---------- INFORMATION SUPPLIED ----------

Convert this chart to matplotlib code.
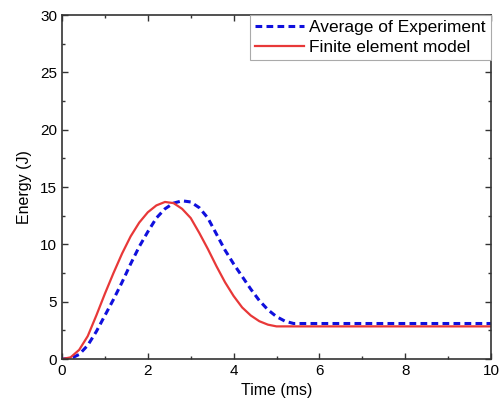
import matplotlib
matplotlib.use("Agg")
import matplotlib.pyplot as plt
from matplotlib.ticker import MultipleLocator

plt.rcParams['font.family'] = ['Liberation Sans', 'DejaVu Sans']

# Average of experiment
t_exp = [0, 0.2, 0.4, 0.6, 0.8, 1.0, 1.2, 1.4, 1.6, 1.8, 2.0, 2.2, 2.4, 2.6, 2.8,
         3.0, 3.2, 3.4, 3.6, 3.8, 4.0, 4.2, 4.4, 4.6, 4.8, 5.0, 5.2, 5.4, 6, 8, 10]
e_exp = [0, 0.05, 0.4, 1.2, 2.4, 3.8, 5.2, 6.7, 8.3, 9.8, 11.1, 12.3, 13.1, 13.6, 13.8,
         13.7, 13.2, 12.3, 10.9, 9.5, 8.3, 7.2, 6.1, 5.1, 4.3, 3.7, 3.3, 3.1, 3.1, 3.1, 3.1]

# Finite element model
t_fem = [0, 0.2, 0.4, 0.6, 0.8, 1.0, 1.2, 1.4, 1.6, 1.8, 2.0, 2.2, 2.4, 2.6, 2.8,
         3.0, 3.2, 3.4, 3.6, 3.8, 4.0, 4.2, 4.4, 4.6, 4.8, 5.0, 6, 8, 10]
e_fem = [0, 0.15, 0.8, 2.0, 3.8, 5.7, 7.5, 9.2, 10.7, 11.9, 12.8, 13.4, 13.7, 13.6, 13.1,
         12.3, 11.0, 9.6, 8.1, 6.7, 5.5, 4.5, 3.8, 3.3, 3.0, 2.85, 2.85, 2.85, 2.85]

fig = plt.figure(figsize=(5, 4.18), dpi=100)
ax = fig.add_axes([0.124, 0.141, 0.858, 0.823])

ax.plot(t_exp, e_exp, color='#1010dd', lw=2.2, ls=(0, (2.2, 1.4)), label='Average of Experiment')
ax.plot(t_fem, e_fem, color='#e83838', lw=1.6, label='Finite element model')

ax.set_xlim(0, 10)
ax.set_ylim(0, 30)
ax.xaxis.set_major_locator(MultipleLocator(2))
ax.xaxis.set_minor_locator(MultipleLocator(1))
ax.yaxis.set_major_locator(MultipleLocator(5))
ax.yaxis.set_minor_locator(MultipleLocator(2.5))
ax.tick_params(which='both', direction='in', top=True, right=True, labelsize=11, color='#333333')
ax.tick_params(which='major', length=4, width=1)
ax.tick_params(which='minor', length=2, width=1)
for s in ax.spines.values():
    s.set_linewidth(1.2)
    s.set_color('#333333')

ax.set_xlabel('Time (ms)', fontsize=11.5, labelpad=4)
ax.set_ylabel('Energy (J)', fontsize=11.5, labelpad=6)

leg = ax.legend(loc='upper right', fontsize=12.5, fancybox=False, framealpha=1,
                edgecolor='#aaaaaa', borderaxespad=0, handlelength=2.8,
                handletextpad=0.3, borderpad=0.3, labelspacing=0.25)
leg.get_frame().set_linewidth(0.8)

fig.savefig('out.png', dpi=100)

----------

- TASK OBJECTIVE: Repeat, word for word and with no pictures, only the lines running from the beginning of the data to the line that contains "plt.rcParams['font.family'] = ['Liberation".

- FINISHED EXERCISE:
Convert this chart to matplotlib code.
import matplotlib
matplotlib.use("Agg")
import matplotlib.pyplot as plt
from matplotlib.ticker import MultipleLocator

plt.rcParams['font.family'] = ['Liberation Sans', 'DejaVu Sans']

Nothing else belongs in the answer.